Heheh, it felt like Christmas Eve at work today. Most of us are away next week, so it was a very laid back atmosphere. We were meant to be hammering a test system and i kept logging quotes from Scroobius Pip, such as “Thou shalt not make some noise for Detroit” – “Thou shalt not shake it like a Polaroid picture” – “Thou shalt not wish your girlfriend was a freak like me” … what a cool song! :) Upstairs they were making dubious comments about an inflatable sheep! I think they had their Secret Santa today. Someone came down to show us a USB humping dog. Yeah really.

The testing also sparked a reply-to-all war with everyone sending everyone else screenshots of the errors they were getting. It eventually degenerated, as everything on the internet always does, into cat macros. I love abusing the Reply to All button! :) We also had a music war this afternoon as someone started playing Christmas carols out loud on their laptop, and all the rest of us turned up our music to drown it out, much to the disdain of the Accounts department: “Don’t you have some software to ship to our customers?!” to which we replied, “They’re not having our software until you get the money off them!” haha!

We officially shipped Version 7.2.3 today. Hurrah! It was the first release EVER that i feel we released on time after a thorough regression testing phase. I am very pleased, and i hope our customers like it.

I came home expecting to go straight out for a run but something was up with my ipod. So it took me about an hour to work out how to sync it on Linux. Eventually Songbird did it for me, and i had a good run, even though it was freezing cold and very foggy. I couldn’t feel my toes or fingers to begin with, and i actually couldn’t wait for the warmup 5 minutes to be over so i could start running! I was even glad that it was uphill to get me warmed up! How things change, hey! :)

I’m afraid once i got back it was quarter past eight so i abandoned any idea of cooking for myself tonight and went to get some chips and a pineapple fritter from the last remaining chippie in England to still do pineapple fritters! Abandoned too is any notion of vacuuming, changing the bedclothes or cleaning the bathroom. Now it is just time to unwind, get packed ready for tomorrow and go enjoy the holiday! Housework can wait: we have a day when we get back before my dad and family come to visit …!

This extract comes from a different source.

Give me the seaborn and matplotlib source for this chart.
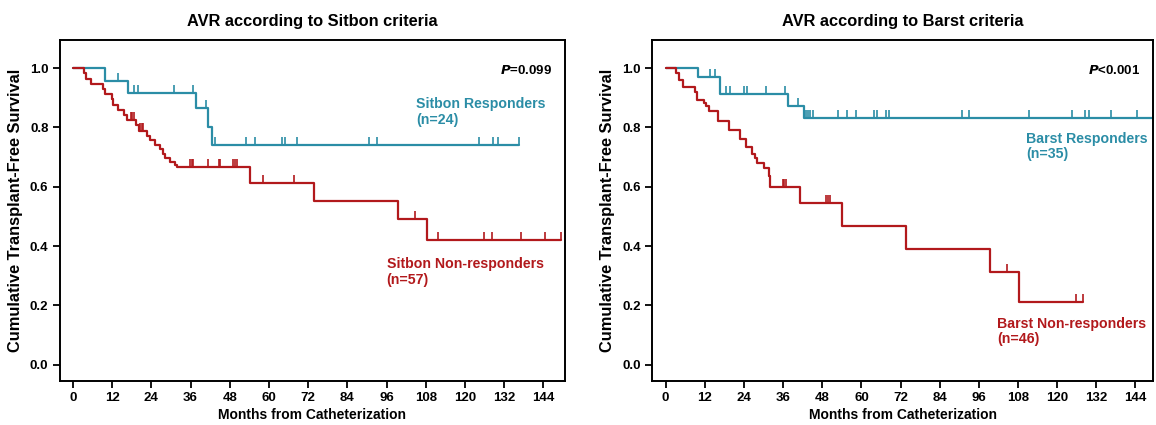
import numpy as np
import pandas as pd
import matplotlib
matplotlib.use('Agg')
import matplotlib.pyplot as plt
from matplotlib.path import Path
import seaborn as sns

# Sitbon responders (n=24)
sit_r_t = [9.9, 16.8, 37.6, 41.4, 42.5]
sit_r_s = [0.958, 0.917, 0.864, 0.800, 0.740]
sit_r_c = [13.8, 18.8, 19.8, 30.8, 36.9, 40.7, 43.6, 53.0, 55.6, 64.1, 65.0, 68.6,
           90.7, 93.1, 124.4, 128.7, 130.0, 136.6]

# Sitbon non-responders (n=57)
sit_n_t = [3.5, 4.1, 5.5, 9.1, 9.7, 11.9, 12.4, 13.7, 15.7, 16.5, 19.3, 20.3, 22.8,
           23.5, 25.2, 26.7, 27.5, 28.3, 29.8, 31.1, 31.8, 54.1, 73.9, 99.5, 108.4]
sit_n_s = [0.982, 0.965, 0.947, 0.930, 0.912, 0.895, 0.877, 0.860, 0.842, 0.825, 0.807,
           0.789, 0.772, 0.757, 0.742, 0.727, 0.712, 0.697, 0.684, 0.675, 0.665,
           0.611, 0.553, 0.490, 0.422]
sit_n_c = [17.8, 18.2, 18.8, 20.6, 21.1, 21.6, 35.9, 36.4, 36.9, 41.3, 44.6, 45.1,
           49.0, 49.5, 50.2, 58.3, 67.6, 104.6, 111.6, 125.9, 128.3, 137.1, 144.6, 149.5]

# Barst responders (n=35)
bar_r_t = [9.9, 16.5, 37.6, 42.5]
bar_r_s = [0.971, 0.912, 0.873, 0.831]
bar_r_c = [13.7, 15.1, 18.6, 19.6, 24.0, 24.8, 30.8, 36.7, 40.6, 43.1, 43.6, 44.1, 45.1,
           52.7, 55.6, 58.4, 64.0, 64.7, 67.6, 68.4, 90.8, 93.1, 111.4, 124.4, 128.5,
           129.8, 136.6, 144.4, 149.3]

# Barst non-responders (n=46)
bar_n_t = [3.3, 4.0, 5.3, 8.9, 9.6, 11.6, 12.4, 13.3, 16.0, 19.3, 22.8, 24.7, 26.5,
           27.5, 27.9, 30.0, 31.8, 32.1, 41.3, 54.0, 73.8, 99.5, 108.3]
bar_n_s = [0.983, 0.961, 0.938, 0.918, 0.893, 0.882, 0.873, 0.854, 0.822, 0.792, 0.760,
           0.735, 0.712, 0.696, 0.679, 0.662, 0.636, 0.598, 0.546, 0.467, 0.390, 0.312,
           0.211]
bar_n_c = [35.9, 36.4, 36.9, 41.3, 49.0, 49.7, 50.4, 104.6, 125.7, 127.9]

TEAL = '#2b8da6'
RED = '#b2191c'

sns.set_theme(style='white')
plt.rcParams['font.family'] = ['Liberation Sans', 'DejaVu Sans']
plt.rcParams['font.weight'] = 'bold'
plt.rcParams['text.color'] = 'black'
plt.rcParams['axes.labelcolor'] = 'black'

# censor tick: a short vertical stroke going up from the curve
tick = Path([(0, 0), (0, 1)], [Path.MOVETO, Path.LINETO])


def km_frame(times, surv, cens, name):
    end = max(cens + times)
    x = [0] + times + [end]
    y = [1.0] + surv + [surv[-1]]
    return pd.DataFrame({'t': x, 's': y, 'group': name})


def censor_y(times, surv, cens):
    steps_t = np.array([0] + times)
    steps_s = np.array([1.0] + surv)
    idx = np.searchsorted(steps_t, cens, side='right') - 1
    return steps_s[idx]


def panel(ax, curves, title, pval, xlim):
    for times, surv, cens, name, color in curves:
        df = km_frame(times, surv, cens, name)
        sns.lineplot(data=df, x='t', y='s', ax=ax, color=color, lw=1.6,
                     drawstyle='steps-post', estimator=None, sort=False)
        ax.plot(cens, censor_y(times, surv, cens), linestyle='none', marker=tick,
                markersize=11, mew=1.2, color=color)
    ax.set_xlim(*xlim)
    ax.set_ylim(-0.055, 1.095)
    ax.set_xticks(range(0, 145, 12))
    ax.set_yticks([0, 0.2, 0.4, 0.6, 0.8, 1.0])
    ax.set_yticklabels(['0.0', '0.2', '0.4', '0.6', '0.8', '1.0'])
    ax.tick_params(axis='both', direction='out', length=5, width=1.3, labelsize=9.5,
                   bottom=True, left=True, colors='black', pad=3)
    for lab in ax.get_xticklabels() + ax.get_yticklabels():
        lab.set_fontweight('bold')
    for sp in ax.spines.values():
        sp.set_color('black')
        sp.set_linewidth(1.4)
    ax.set_xlabel('Months from Catheterization', fontsize=10, fontweight='bold', labelpad=3)
    ax.set_ylabel('Cumulative Transplant-Free Survival', fontsize=11.8, fontweight='bold',
                  labelpad=5)
    ax.set_title(title, fontsize=11.8, fontweight='bold', pad=10)
    ax.text(0.975, 0.91, pval, transform=ax.transAxes, ha='right', va='center',
            fontsize=9.5, fontweight='bold', color='black')


fig = plt.figure(figsize=(11.56, 4.25), dpi=100)
ax1 = fig.add_axes([0.0515, 0.1035, 0.4375, 0.8025])
ax2 = fig.add_axes([0.564, 0.1035, 0.4335, 0.8025])

panel(ax1, [(sit_r_t, sit_r_s, sit_r_c, 'Sitbon Responders', TEAL),
            (sit_n_t, sit_n_s, sit_n_c, 'Sitbon Non-responders', RED)],
      'AVR according to Sitbon criteria', r'$\bf{\it{P}}$=0.099', (-4.1, 150.7))
panel(ax2, [(bar_r_t, bar_r_s, bar_r_c, 'Barst Responders', TEAL),
            (bar_n_t, bar_n_s, bar_n_c, 'Barst Non-responders', RED)],
      'AVR according to Barst criteria', r'$\bf{\it{P}}$<0.001', (-4.2, 149.4))

kw = dict(fontsize=10.2, fontweight='bold', va='center', ha='left', linespacing=1.15)
ax1.text(105.0, 0.852, 'Sitbon Responders\n(n=24)', color=TEAL, **kw)
ax1.text(96.0, 0.313, 'Sitbon Non-responders\n(n=57)', color=RED, **kw)
ax2.text(110.5, 0.736, 'Barst Responders\n(n=35)', color=TEAL, **kw)
ax2.text(101.5, 0.112, 'Barst Non-responders\n(n=46)', color=RED, **kw)

fig.savefig('out.png', dpi=100)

I was very glad to speak to my lovely friend Maribel tonight on Skype. Maribel told me that the theory of parallel universes has been proven! I am very excited about this! We talked about how there are really only two options: one universe or infinite universes. We also discussed the flaw of Occam’s Razor. Occam’s Razor says that the simplest theory is most likely the correct theory, the point being that one universe is simpler than an infinite number. But Occam’s Razor is self-predicting in a way: the simplest theory is that Occam’s Razor is always correct. But i don’t think it can be.

Maribel is reading The Elegant Universe by Brian Greene. I instantly decided that i need to read that book too!

Oh, one more thing before i finish this long and winding post: Amazon bought the Beedle the Bard book by JK Rowling (for 2 million pounds!!) and has posted in-depth reviews and pictures at www.amazon.com/beedlebard. I am so pleased that it went to someone who wants to share it with as many people as possible! When i have some time i am going to read all the detailed reviews of each tale. They received a lot of praise by the look of it!